My friend Jim (Chessnut2) gave me a book titled “Cowboys and Indians - An Illustrated History” and I have been trying to think how I could use it for a project. Most of the illustrations would be too difficult to carve freehand. But now that I have a CNC …

So, I thought I would combine carving both the fine detail of a pen and ink drawing by my favorite western artist Frederick Remington and experimenting with creating a weathered wood grain effect.

Here are the results. As you can see, the CNC can take a perfectly nice piece of select pine and quickly turn it into a weathered piece of old wood. The wood grain is just vectors created in V Carve and cut with a 60º V bit. Actually, everything was carved with the same V bit with the exception of the cutting out the outline of the board with a 1/8” straight bit. The piece is 5" x 11"

I think the woodgrain has great potential for future projects.


----------



## MT Stringer (Aug 15, 2012)

Oh yeah, looks really nice.


----------



## billyjim (Feb 11, 2012)

That turned out great.


----------



## Stick486 (Jan 4, 2013)

Sweet!!


----------



## RainMan 2.0 (May 6, 2014)

That's really neat Oliver . I'm sure with your creativity and this new CNC , that we're going to be seeing some pretty interesting things comimg from you in the future. Not that we haven't already lol


----------



## old55 (Aug 11, 2013)

What they all said Oliver.


----------



## difalkner (Jan 3, 2012)

That looks great, Oliver! I need to venture into the 3D world with our CNC. Did you generate the 3D image or is that one from Vectric?

David


----------



## Shop guy (Nov 22, 2012)

Very nice, Oliver.


----------



## Gaffboat (Mar 11, 2012)

difalkner said:


> That looks great, Oliver! I need to venture into the 3D world with our CNC. Did you generate the 3D image or is that one from Vectric?
> 
> David


It is not a 3D image, David. It is only 2D or maybe it is 2.5D. I used V Carve's _*texture drawing tool* _to create the woodgrain-like vectors. If you used a _*Profile tool path*_ you would get a more subtle and general looking woodgrain effect. Instead, by using the _*Texturing Tool path*_ you can set variations in the length and depth of cuts along the vectors you have defined and create a number of different effects like the one I used. In this example I set the depth of cut along the wood grain vectors to vary between .09 and .15 inches plus ramping at the beginning and end of the cut.

Since the cut is along vectors with a V carve bit, the cutting time is significantly faster than if using a 3D image and a 3D Finishing path. Cutting time for the wood texture was about 7 minutes.


----------



## difalkner (Jan 3, 2012)

Thanks, Oliver, but I was referring to the cowboy in 3D.


----------



## Gaffboat (Mar 11, 2012)

difalkner said:


> Thanks, Oliver, but I was referring to the cowboy in 3D.


Nope.
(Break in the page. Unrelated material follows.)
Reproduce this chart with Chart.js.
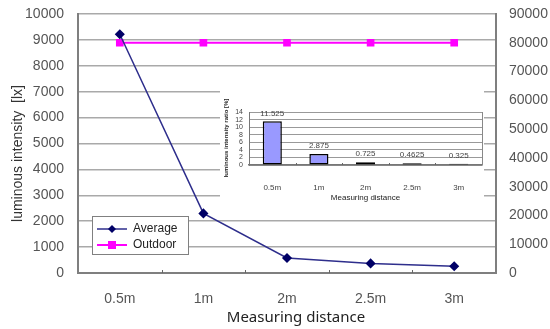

He's not 3D either. I scanned the pen & ink drawing and created vector art from it in Photoshop which was saved as an Adobe Illustrator eps. In the process I created an outline of the art that could be used to keep the grain from getting in the way. The vectors were imported into V Carve and cut with a 60º V bit. When combined with the texture it gives the illusion of 3D.


----------



## DesertRatTom (Jul 3, 2012)

I notice that you have used some silver paint on this, and that you used gold on another piece. That adds a reall touch 'o class, pinache, to the things you make. You have a great sense of color.


----------



## Tagwatts (Apr 11, 2012)

Great job. Can you tell what program you used to download the picture to V carve with? What version of V carve are you working with/

Thanks, 
Tagwatts1


----------



## Gaffboat (Mar 11, 2012)

Tagwatts said:


> Great job. Can you tell what program you used to download the picture to V carve with? What version of V carve are you working with/
> 
> Thanks,
> Tagwatts1


I'm using V Carve Desktop version 8.5. As I mentioned above, the cowboy image was scanned from a book and I converted the bitmap image to vectors in Photoshop using an Action called Tracer which is available at GraphicRiver.net. The Tracer action works like the Trace Bitmap operation in V Carve. I used Photoshop because I needed to create an outline of all the cowboy vectors together and it was faster in Photoshop and I could guarantee that the outline and the art vectors were exactly the same size.


----------